CUMPLICIDADE
Márcia Ribeiro
 
 

Todos os dias Matilde aparecia no ponto final da linha Caxias/ Freguesia. Já se tornara comum a presença da mulher, silenciosa e cabisbaixa, àquela hora da noite, sempre na mesma hora, numa atitude, a princípio bem suspeita, como que se escondendo por trás de uma das pilastras que sustentavam o pequeno abrigo construído para os passageiros.

Os mais antigos acostumaram-se com o comportamento de Matilde e já não davam importância quando algum curioso tecia comentários sobre ela. Romero, o Fiscal do ponto, apesar de ser um homem de atitudes bruscas e, às vezes, contraditórias, era o único que permanecia em silêncio perante a situação que se repetia dia após dia, durante os últimos seis meses.

Mas em determinada noite, Matilde surgiu vestida como se fosse participar de uma grande festa, dessas em que os convidados se vestem à rigor. Como não poderia ser diferente, a cena chamou a atenção de todos no ponto de ônibus. Não havia quem não parasse para observá-la e tornar a cena ainda mais curiosa.

Matilde sorria e, como se uma música tocasse somente para seus ouvidos, começou a bailar sob os olhares fascinados de algumas pessoas, principalmente dos que vinham acompanhando a rotina daquela mulher. Bailava, cantava e sorria. Neste instante, Romero cochichou algo com um dos motoristas, despiu-se de seu jeito zangado e, se dirigindo à mulher, convidou-a para uma contra-dança.

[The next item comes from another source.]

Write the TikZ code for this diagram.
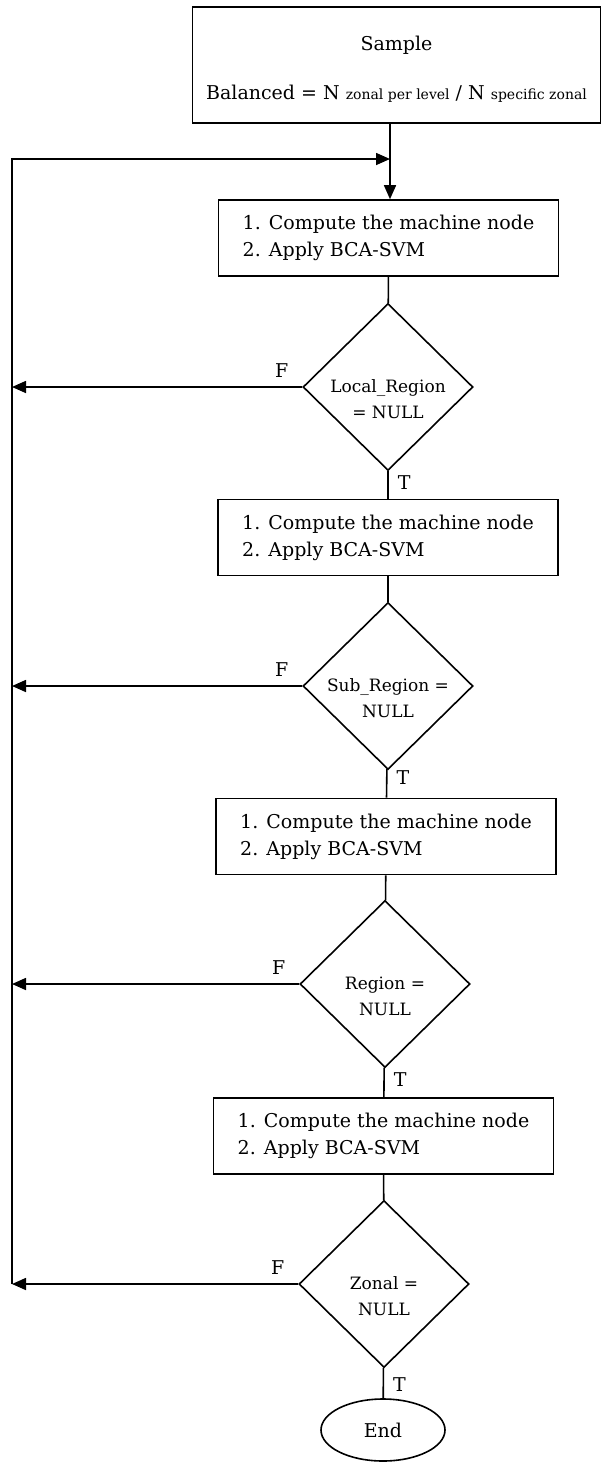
\documentclass[tikz,border=0pt]{standalone}
\usepackage{fontspec}
\setmainfont{DejaVu Serif}
\usetikzlibrary{shapes,arrows.meta}

\begin{document}
\begin{tikzpicture}[x=1pt,y=-1pt,line width=1.6pt,
  proc/.style={shape=rectangle,draw=black,align=left,font=\fontsize{19}{27}\selectfont,minimum width=340pt,minimum height=76pt,inner sep=0pt},
  test/.style={shape=diamond,draw=black,minimum width=170pt,minimum height=167pt,inner sep=0pt},
  txt/.style={align=center,font=\fontsize{17}{26}\selectfont,inner sep=0pt,yshift=-12pt},
  flag/.style={font=\fontsize{19}{19}\selectfont,inner sep=0pt},
  arr/.style={-{Triangle[length=14pt,width=12pt]}}]
\useasboundingbox (0,0) rectangle (602,1462);

\node[shape=rectangle,draw=black,align=center,minimum width=408pt,minimum height=116pt,inner sep=0pt,font=\fontsize{19}{27}\selectfont] (0) at (396.5,65) {\rule{0pt}{22pt}Sample\\[22pt]Balanced = N {\fontsize{14}{14}\selectfont zonal per level} / N {\fontsize{14}{14}\selectfont specific zonal}};
\node[proc] (1) at (388.5,238) {1. Compute the machine node\\2. Apply BCA-SVM};
\node[test,label={[txt]center:{Local\_Region\\= NULL}}] (2) at (388,387) {};
\node[proc] (3) at (388,537.5) {1. Compute the machine node\\2. Apply BCA-SVM};
\node[test,label={[txt]center:{Sub\_Region =\\NULL}}] (4) at (388,686) {};
\node[proc] (5) at (386,836.5) {1. Compute the machine node\\2. Apply BCA-SVM};
\node[test,label={[txt]center:{Region =\\NULL}}] (6) at (385,984) {};
\node[proc] (7) at (383.5,1136) {1. Compute the machine node\\2. Apply BCA-SVM};
\node[test,label={[txt]center:{Zonal =\\NULL}}] (8) at (384,1284) {};
\node[shape=ellipse,draw=black,minimum width=124pt,minimum height=62pt,inner sep=0pt,font=\fontsize{19}{19}\selectfont] (9) at (383,1430) {End};

\coordinate (10) at (390,159);
\coordinate (11) at (12,159);
\coordinate (12) at (12,1284);

\path [draw=black] (0.south -| 10) edge (10);
\path [draw=black] (10) edge[arr] (10 |- 1.north);
\path [draw=black] (1) edge (2);
\path [draw=black] (2) edge node[flag,right=9pt,pos=0.41] {T} (3);
\path [draw=black] (3) edge (4);
\path [draw=black] (4) edge node[flag,right=9pt,pos=0.3] {T} (5);
\path [draw=black] (5) edge (6);
\path [draw=black] (6) edge node[flag,right=9pt,pos=0.39] {T} (7);
\path [draw=black] (7) edge (8);
\path [draw=black] (8) edge node[flag,right=9pt,pos=0.55] {T} (9);

\path [draw=black] (2.west) edge[arr] node[flag,pos=0,anchor=south east,xshift=-13pt,yshift=9pt] {F} (2.west -| 11);
\path [draw=black] (4.west) edge[arr] node[flag,pos=0,anchor=south east,xshift=-13pt,yshift=9pt] {F} (4.west -| 11);
\path [draw=black] (6.west) edge[arr] node[flag,pos=0,anchor=south east,xshift=-13pt,yshift=9pt] {F} (6.west -| 11);
\path [draw=black] (8.west) edge[arr] node[flag,pos=0,anchor=south east,xshift=-13pt,yshift=9pt] {F} (12);
\draw [arr] (12) -- (11) -- (10);
\end{tikzpicture}
\end{document}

A surpresa foi tamanha, que até os carros que passavam ali perto começaram a parar e, num instante, todo o trânsito à volta estava congestionado. Porém, o som de uma sirene já se ouvia ao longe. O som inconfundível de uma ambulância que, com o congestionamento provocado pelo inusitado da situação, tentava chegar ao local desejado com muitas dificuldades.

Quando, enfim, a ambulância chegou e os enfermeiros postaram-se ao seu redor, Romero conduziu Matilde até eles e pediu, gentilmente, que os dois cavalheiros a conduzissem ao baile de formatura de seu filho, no que os enfermeiros atenderam prontamente e, não se deparando com resistência por parte de Matilde, seguiram para a Clínica de Repouso Bom Jesus.

Os olhos de cada transeunte traduziam as mesmas perguntas: Quem era aquela mulher? O que, afinal, estava acontecendo ali? Romero, no entanto, apenas dirigiu-se ao motorista com quem havia falado antes, agradeceu e despediu-se, seguindo, a passos lentos, em direção desconhecida. Alguns quarteirões adiante, Romero entrou na grande vila de casas humildes e prostou-se em frente a uma delas. Bateu palmas e foi atendido por sua irmã mais velha.

- Janice, Matilde já foi internada na Clínica, de novo. Vamos avisar mamãe que desta vez, possivelmente, nossa irmã não poderá ser retirada de lá. Vamos ver se agora ela consegue se conformar de vez com a morte de seu filho.

Os irmãos se entreolharam e, através de suas lembranças, reviveram a triste cena do sobrinho sendo atropelado e morto, quando se dirigiam para a formatura de colação de grau do jovem.